For businesses, the first priority should be the wellbeing of your people, some of whom may be personally affected. You must also protect your own properties, assets, and operations.
Even businesses that do not suffer direct property damage could see their operations negatively impacted by the wildfires. Over the last several weeks, a major utility has intermittently conducted public safety power shutoffs in several Northern California communities to reduce the risk of its equipment sparking wildfires. These intentional, preemptive blackouts have affected up to 2.5 million people and contributed to economic losses for many businesses.
A pressing question for affected businesses is whether property insurance policies will respond and cover losses caused by planned outages. Standard property policies are unlikely to respond to the extent that the outages do not result from a covered cause of loss or were planned for by the utility. Businesses in areas not directly affected by wildfires where the utility has not sustained physical loss or damage leading to a service interruption will likely not have coverage for business interruption claims or extra expenses.
On the other hand, businesses in areas where wildfires are burning could see their property coverage respond to business interruption claims and/or extra expense even without suffering damage if their insurance includes an “interruption by civil authority” extension. This will depend, however, on a number of variables, including distance to the fires, local evacuation orders, and, most importantly, specific policy language. Businesses also may be covered by contingent or dependent business interruption coverage for losses involving suppliers and customers, which would also be subject to several variables.
Senior executives are also asking whether loss of market due to relocation of impacted communities is covered. Business interruption coverage under property policies will not pay such losses indefinitely and typically will limit the recovery for any loss of income to the estimated time required to repair or replace any damaged or destroyed property.

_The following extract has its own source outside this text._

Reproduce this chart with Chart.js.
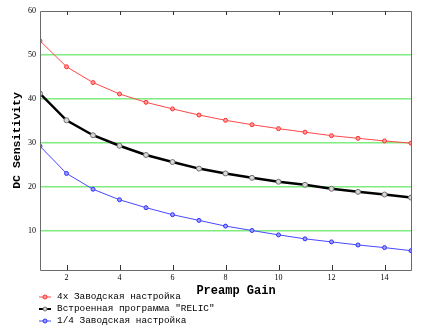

Businesses that have been or could be affected by ongoing wildfire activity should gather information about any sustained property damage and business interruption losses, including possible causes, evacuation orders, road closures, and electric utility service interruptions. Organizations should track revenue losses and extra expenses and gather documentation about any supplier or customer issues.
You should be familiar with the coverage your policy provides for business interruption and related losses. Review your policy wording carefully and discuss your situation and options with your insurer or broker.
As the risk of wildfire persists, businesses should also consider additional measures to protect their operations, including backup power generation and alternative production sites outside the affected areas.